With the continued growth and proliferation of e-commerce, Web services, and Web-based information systems, personalization has emerged as a critical application that is essential to the success of a Website. It is now common for Web users to encounter sites that provide dynamic recommendations for products and services, targeted banner advertising, and individualized link selections. Indeed, nowhere is this phenomenon more apparent as in the business-to-consumer e-commerce arena. The reason is that, in today’s highly competitive e-commerce environment, the success of a site often depends on the site’s ability to retain visitors and turn casual browsers into potential customers. Automatic personalization and recommender system technologies have become critical tools, precisely because they help engage visitors at a deeper and more intimate level by tailoring the site’s interaction with a visitor to her needs and interests.
Web personalization can be defined as any action that tailors the Web experience to a particular user, or a set of users (Mobasher, Cooley & Srivastava, 2000a). The experience can be something as casual as browsing a Website or as (economically) significant as trading stocks or purchasing a car. Principal elements of Web personalization include modeling of Web objects (pages, etc.) and subjects (users), categorization of objects and subjects, matching between and across objects and/or subjects, and determination of the set of actions to be recommended for personalization. The actions can range from simply making the presentation more pleasing to anticipating the needs of a user and providing customized information.
Traditional approaches to personalization have included both content-based and user-based techniques. Content-based techniques use personal profiles of users and recommend other items or pages based on their content similarity to the items or pages that are in the user’s profile. The underlying mechanism in these systems is usually the comparison of sets of keywords representing pages or item descriptions. Examples of such systems include Letizia (Lieberman, 1995) and WebWatcher (Joachims, Freitag & Mitchell, 1997). While these systems perform well from the perspective of the end user who is searching the Web for information, they are less useful in e-commerce applications, partly due to the lack of server-side control by site owners, and partly because techniques based on content similarity alone may miss other types of semantic relationships among objects (for example, the associations among products or services that are semantically different, but are often used together).
User-based techniques for personalization, on the other hand, primarily focus on the similarities among users rather than item-based similarities. The most widely used technology user-based personalization is collaborative filtering (CF) (Herlocker, Konstan, Borchers & Riedl, 1999). Given a target user’s record of activity or preferences, CF-based techniques compare that record with the historical records of other users in order to find the users with similar interests. This is the so-called neighborhood of the current user. The mapping of a visitor record to its neighborhood could be based on similarity in ratings of items, access to similar content or pages, or purchase of similar items. The identified neighborhood is then used to recommend items not already accessed or purchased by the active user. The advantage of this approach over purely content-based approaches that rely on content similarity in item-to-item comparisons is that it can capture “pragmatic” relationships among items based on their intended use or based on similar tastes of the users.

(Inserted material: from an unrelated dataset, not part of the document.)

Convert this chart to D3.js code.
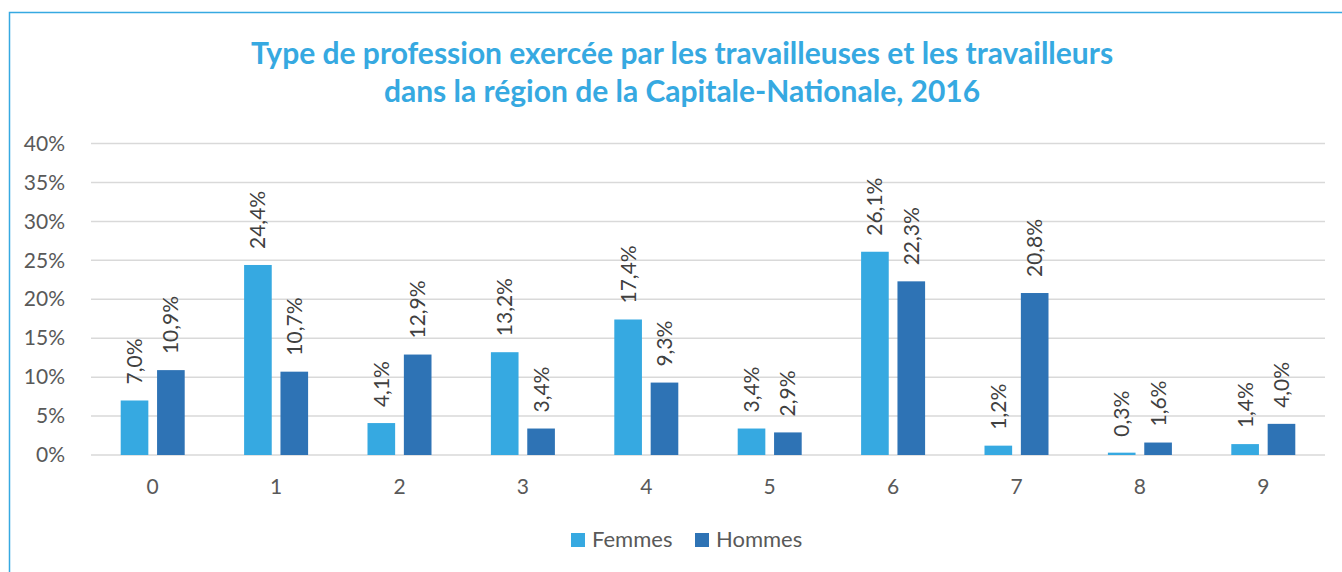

The CF-based techniques, however, suffer from some well-known limitations (Sarwar, Karypis, Konstan & Riedl, 2000). For the most part these limitations are related to the scalability and efficiency of the underlying algorithms, which requires real-time computation in both the neighborhood formation and the recommendation phases. The effectiveness and scalability of collaborative filtering can be dramatically enhanced by the application of Web usage mining techniques.